In an interview with the company’s co-founder and CEO, Dr. Yaniv Altshuler, Mr. Hoskinson described the intermediaries that facilitate today’s data landscape as “middlemen of necessity”, while elucidating on the ways that they negatively influence the affordability and availability of data analytics.
He notes, “they do whatever they need to do for their particular business model, and over time they become so powerful that instead of just being a facilitator of an interaction or a marketplace or a business process, in many cases, they can mandate how that entire business needs to run.”
Therefore, by rethinking the arrangement between data providers and data analyzers, Endor is hoping to create a new ecosystem that’s marked by trust, intentionality, and efficiency.
The Endor Protocol is equipped with a native digital token, EDR, that incentivizes data providers while providing an on-platform payment mechanism for those looking for statistical insights. It’s an end-to-end business model for the future of analytics.
What’s more, by encrypting user data from the beginning, this model inherently prioritizes data security as a critical component of long-term data availability.
Putting the Platform to the Test
In June, Endor took first place at Metlife Korea’s Collab 5.0 Innovation Program, an achievement that landed them a one-year contract with the insurance company to bring new data analytics to an industry ready for new insights to drive their future business models.
Moreover, the Endor Protocol is being implemented at several SMBs that will provide a real-world assessment of the technology’s efficacy.

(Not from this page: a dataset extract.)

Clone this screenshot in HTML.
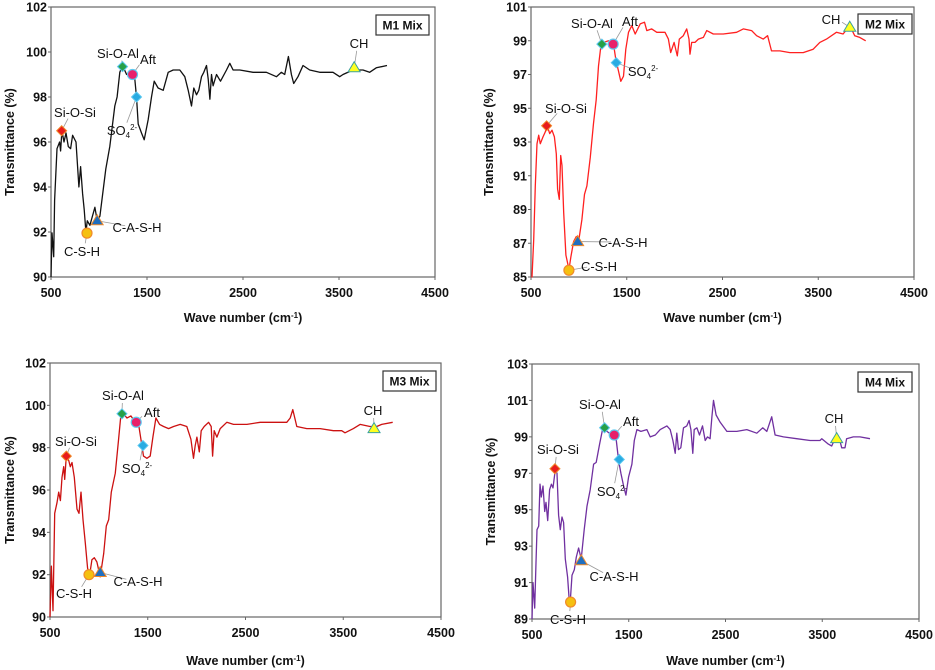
<!DOCTYPE html>
<html><head><meta charset="utf-8"><style>
html,body{margin:0;padding:0;background:#fff;}
svg{display:block;font-family:"Liberation Sans",Arial,sans-serif;}
</style></head><body>
<svg id="fig" width="935" height="670" viewBox="0 0 935 670"></svg>
<script>
// ---------- data ----------
const xTicks = [500,1500,2500,3500,4500];
const markerNames = ["Si-O-Si","C-S-H","C-A-S-H","Si-O-Al","Aft","SO4","CH"];

const m1Wave = [500,510,528,538,562,590,600,614,635,656,680,704,725,760,791,808,829,846,864,878,905,957,981,1009,1071,1113,1165,1189,1217,1245,1287,1339,1373,1391,1408,1443,1471,1512,1547,1575,1616,1669,1721,1773,1842,1894,1929,1964,1988,2016,2040,2068,2092,2120,2137,2155,2172,2189,2224,2266,2328,2363,2397,2467,2605,2744,2848,2900,2934,2973,3004,3028,3073,3125,3195,3299,3438,3507,3542,3646,3750,3819,3889,4000];
const m1Trans = [90,91.96,90.9,93.4,95.7,96.0,95.6,96.5,96.0,96.4,95.8,95.7,96.3,96.0,94.0,94.9,93.7,93.0,92.0,92.5,92.3,93.1,92.5,92.7,94.8,95.8,97.6,98.0,99.1,99.4,99.0,99.0,98.8,98.0,96.8,96.4,96.1,97.0,98.0,98.7,98.4,98.3,99.1,99.2,99.2,98.9,98.3,97.6,98.4,98.1,98.3,98.9,99.1,99.4,98.8,97.9,99.0,98.5,99.0,98.7,99.2,99.5,99.2,99.2,99.1,99.1,98.9,99.1,99.0,99.8,99.0,98.6,98.9,99.4,99.2,99.1,99.1,98.9,99.0,99.2,99.2,99.1,99.3,99.4];
const m1MarkerX = [611,875,981,1245,1349,1391,3658];
const m1MarkerY = [96.5,91.95,92.5,99.35,99.0,98.0,99.3];

const m2Wave = [505,510,528,545,563,580,597,625,649,667,695,719,744,764,778,796,810,824,841,865,883,896,917,945,973,997,1032,1059,1084,1119,1153,1181,1205,1230,1258,1310,1362,1386,1414,1438,1466,1490,1518,1553,1588,1640,1685,1709,1761,1814,1900,1935,1959,1994,2028,2049,2091,2126,2150,2161,2178,2213,2248,2300,2335,2404,2508,2647,2717,2804,2856,2925,2971,3012,3099,3204,3343,3447,3516,3586,3690,3760,3829,3881,3933,3996];
const m2Trans = [85,85,87.2,90.4,92.9,93.4,92.9,93.3,93.6,94.0,93.5,93.7,93.3,92.3,90.2,89.6,92.2,91.6,88.8,86.3,85.8,85.4,86.2,87.1,87.4,87.1,88.4,89.9,90.4,92.1,94.1,95.5,97.5,98.7,98.9,99.0,98.8,97.9,97.2,96.6,96.9,98.5,99.5,99.9,99.4,100.0,100.1,99.6,99.7,99.5,99.5,99.1,98.3,98.9,98.1,99.1,99.3,99.7,99.1,98.2,98.9,98.9,99.1,99.2,99.6,99.4,99.4,99.5,99.7,99.6,99.3,99.1,99.3,98.4,98.4,98.3,98.3,98.5,98.9,99.1,99.5,99.4,99.9,99.3,99.2,99.0];
const m2MarkerX = [663,896,987,1240,1358,1390,3829];
const m2MarkerY = [93.96,85.4,87.1,98.8,98.8,97.7,99.8];

const m3Wave = [500,514,531,548,572,589,606,623,640,650,667,691,708,725,749,776,797,817,838,861,885,906,929,953,980,1014,1049,1076,1100,1127,1168,1202,1226,1253,1287,1328,1372,1406,1430,1457,1491,1525,1553,1583,1621,1662,1713,1764,1832,1900,1941,1968,1985,2003,2027,2047,2078,2122,2149,2163,2180,2207,2241,2309,2377,2514,2650,2820,2922,2957,2984,3025,3127,3263,3399,3484,3518,3604,3672,3774,3842,3893,4006];
const m3Trans = [90,92.4,90.3,94.9,95.4,95.9,95.5,96.6,97.1,96.5,97.6,97.4,97.1,97.3,96.6,95.1,94.9,95.9,94.6,93.5,92.3,92.0,92.7,92.8,92.6,91.9,93.0,94.3,94.6,95.9,96.8,98.4,99.6,99.6,99.4,99.5,99.2,99.1,98.4,97.6,97.5,97.6,98.5,99.4,99.1,99.0,98.9,99.0,99.1,99.0,98.4,97.5,98.1,98.5,97.8,98.8,99.0,99.2,99.0,97.6,98.8,98.5,98.9,99.2,99.1,99.1,99.2,99.2,99.2,99.4,99.8,99.0,98.9,98.9,98.8,98.8,98.7,98.9,99.1,99.0,99.0,99.1,99.2];
const m3MarkerX = [667,899,1014,1236,1382,1451,3815];
const m3MarkerY = [97.6,92.0,92.1,99.6,99.2,98.1,98.9];

const m4Wave = [500,510,528,541,552,569,583,596,614,631,645,662,682,700,717,741,758,775,793,810,827,844,868,882,896,913,937,958,982,1009,1040,1068,1102,1137,1164,1199,1233,1274,1326,1371,1395,1419,1447,1471,1498,1533,1557,1584,1626,1688,1722,1774,1825,1894,1928,1956,1980,1997,2014,2038,2066,2100,2124,2142,2162,2176,2204,2231,2262,2290,2314,2341,2359,2376,2403,2445,2514,2617,2720,2823,2885,2927,2978,3013,3099,3236,3374,3477,3495,3563,3598,3632,3677,3701,3735,3752,3821,3890,3994];
const m4Trans = [89,91.0,89.6,92.1,93.9,94.1,96.4,95.7,96.3,94.9,95.4,94.4,96.1,96.4,96.2,97.2,97.0,94.7,93.9,94.6,94.3,92.3,91.3,90.2,90.0,91.4,91.7,92.4,92.9,92.3,93.9,95.2,96.1,97.5,97.6,98.6,99.5,99.3,99.1,98.8,97.7,97.0,96.3,95.8,96.8,97.5,98.8,99.4,99.3,99.4,99.0,99.1,99.4,99.6,99.4,98.8,98.1,99.2,98.3,98.4,99.5,99.6,99.9,99.4,98.1,99.4,99.5,99.1,99.6,98.8,99.0,98.9,100.1,101.0,100.2,99.8,99.3,99.3,99.4,99.2,99.5,99.3,100.1,99.1,99.0,98.9,98.8,98.8,98.9,98.6,98.5,98.9,98.9,98.4,98.4,98.9,99.0,99.0,98.9];
const m4MarkerX = [737,899,1009,1250,1350,1402,3649];
const m4MarkerY = [97.25,89.93,92.2,99.5,99.1,97.76,98.9];

const m1YTicks=[90,92,94,96,98,100,102];
const m2YTicks=[85,87,89,91,93,95,97,99,101];
const m3YTicks=[90,92,94,96,98,100,102];
const m4YTicks=[89,91,93,95,97,99,101,103];

// ---------- layout (not data) ----------
const panels = [
 {id:"m1",title:"M1 Mix",wave:m1Wave,trans:m1Trans,mx:m1MarkerX,my:m1MarkerY,yTicks:m1YTicks,color:"#111",
  L:51,R:435,T:7,B:277,box:[376,15,53,20],yTitleX:10,xTitleY:322,
  labels:[[75,112],[82,251],[137,227],[118,53],[148,59],[122,130],[359,43]]},
 {id:"m2",title:"M2 Mix",wave:m2Wave,trans:m2Trans,mx:m2MarkerX,my:m2MarkerY,yTicks:m2YTicks,color:"#ff2020",
  L:531,R:914,T:7,B:277,box:[858,14,54,20],yTitleX:489,xTitleY:322,
  labels:[[566,108],[599,266],[623,242],[592,23],[630,21],[643,71],[831,19]]},
 {id:"m3",title:"M3 Mix",wave:m3Wave,trans:m3Trans,mx:m3MarkerX,my:m3MarkerY,yTicks:m3YTicks,color:"#cc1111",
  L:50,R:441,T:363,B:617,box:[383,371,53,20],yTitleX:10,xTitleY:665,
  labels:[[76,441],[74,593],[138,581],[123,395],[152,412],[137,468],[373,410]]},
 {id:"m4",title:"M4 Mix",wave:m4Wave,trans:m4Trans,mx:m4MarkerX,my:m4MarkerY,yTicks:m4YTicks,color:"#7030a0",
  L:532,R:919,T:364,B:619,box:[858,372,54,20],yTitleX:491,xTitleY:665,
  labels:[[558,449],[568,619],[614,576],[600,404],[631,421],[612,491],[834,418]]}
];
const NS="http://www.w3.org/2000/svg";
const svg=document.getElementById("fig");
function mk(tag,attrs,parent){const e=document.createElementNS(NS,tag);for(const k in attrs)e.setAttribute(k,attrs[k]);(parent||svg).appendChild(e);return e;}

panels.forEach(p=>{
  const g=mk("g",{});
  
  
  const y0=p.yTicks[0], y1=p.yTicks[p.yTicks.length-1];
  const xs=v=>p.L+(v-500)/(4000)*(p.R-p.L);
  const ys=v=>p.B-(v-y0)/(y1-y0)*(p.B-p.T);
  const frame=mk("rect",{x:p.L,y:p.T,width:p.R-p.L,height:p.B-p.T,fill:"none",stroke:"#666","stroke-width":1.2},g);
  
  
  p.yTicks.forEach(t=>{
    const tx=mk("text",{x:p.L-4,y:ys(t)+4.5,"text-anchor":"end","font-size":12.5,"font-weight":"bold",fill:"#111"},g);
    tx.textContent=t;
    
    
    mk("line",{x1:p.L-3,x2:p.L,y1:ys(t),y2:ys(t),stroke:"#666"},g);
  });
  xTicks.forEach(t=>{
    const tx=mk("text",{x:xs(t),y:p.B+20,"text-anchor":"middle","font-size":12.5,"font-weight":"bold",fill:"#111"},g);
    tx.textContent=t;
    
    
    mk("line",{x1:xs(t),x2:xs(t),y1:p.B,y2:p.B+3,stroke:"#666"},g);
  });
  const yt=mk("text",{x:p.yTitleX,y:(p.T+p.B)/2,"text-anchor":"middle","font-size":12.5,"font-weight":"bold",fill:"#111",transform:`rotate(-90 ${p.yTitleX} ${(p.T+p.B)/2}) translate(0 4)`},g);
  yt.textContent="Transmittance (%)";
  
  
  const xt=mk("text",{x:(p.L+p.R)/2,y:p.xTitleY,"text-anchor":"middle","font-size":12.5,"font-weight":"bold",fill:"#111"},g);
  xt.innerHTML='Wave number (cm<tspan dy="-4" font-size="8">-1</tspan><tspan dy="4">)</tspan>';
  
  
  const d=p.wave.map((w,i)=>(i?"L":"M")+xs(w).toFixed(1)+","+ys(p.trans[i]).toFixed(1)).join("");
  const line=mk("path",{d:d,fill:"none",stroke:p.color,"stroke-width":1.3,"stroke-linejoin":"round"},g);
  
  
  p.mx.forEach((w,i)=>{
    const cx=xs(w), cy=ys(p.my[i]);
    const [lx,ly]=p.labels[i];
    const dx=lx-cx, dy=ly-cy, len=Math.hypot(dx,dy);
    if(len>14){
      const ld=mk("line",{x1:cx,y1:cy,x2:cx+dx*(len-12)/len,y2:cy+dy*(len-8)/len,stroke:"#999","stroke-width":0.8},g);
      
      
    }
    let m;
    const n=markerNames[i];
    if(n==="Si-O-Si"||n==="Si-O-Al"||n==="SO4"){
      const fill=n==="Si-O-Si"?"#e81c1c":n==="Si-O-Al"?"#27a048":"#29abe2";
      const st=n==="Si-O-Si"?"#f08a2a":"#5cc8f0";
      m=mk("path",{d:`M${cx},${cy-5}L${cx+5},${cy}L${cx},${cy+5}L${cx-5},${cy}Z`,fill:fill,stroke:st,"stroke-width":1},g);
    } else if(n==="C-S-H"||n==="Aft"){
      m=mk("circle",{cx:cx,cy:cy,r:5,fill:n==="Aft"?"#e8206a":"#f5c010",stroke:n==="Aft"?"#5cc8f0":"#f08a2a","stroke-width":1.2},g);
    } else {
      const fill=n==="CH"?"#ffff20":"#1f6fc0";
      const st=n==="CH"?"#3aa0a0":"#f08a2a";
      m=mk("path",{d:`M${cx},${cy-6}L${cx+6},${cy+4}L${cx-6},${cy+4}Z`,fill:fill,stroke:st,"stroke-width":1},g);
    }
    
    
    const lt=mk("text",{x:lx,y:ly+5,"text-anchor":"middle","font-size":13,fill:"#111"},g);
    if(n==="SO4") lt.innerHTML='SO<tspan dy="3" font-size="8">4</tspan><tspan dy="-8" font-size="8">2-</tspan>';
    else lt.textContent=n;
    
    
  });
  const [bx,by,bw,bh]=p.box;
  const br=mk("rect",{x:bx,y:by,width:bw,height:bh,fill:"#fff",stroke:"#333","stroke-width":1.2},g);
  
  
  const bt=mk("text",{x:bx+bw/2,y:by+bh/2+4.5,"text-anchor":"middle","font-size":12,"font-weight":"bold",fill:"#111"},g);
  bt.textContent=p.title;
  
  
});
</script>
</body></html>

The timing couldn’t be better. As the data ecosystem continues to power on, collecting people’s information and exploiting it for new insights, Endor is presenting an opportunity for ethical analytics that can help secure and incentivize big data.
While it’s evident that aren’t transitioning to a data-agnostic ecosystem anytime soon, now is the right time to shift the paradigm and to open the possibilities for new ways of collecting, analyzing, and storing data, something that consumers and companies know all too well.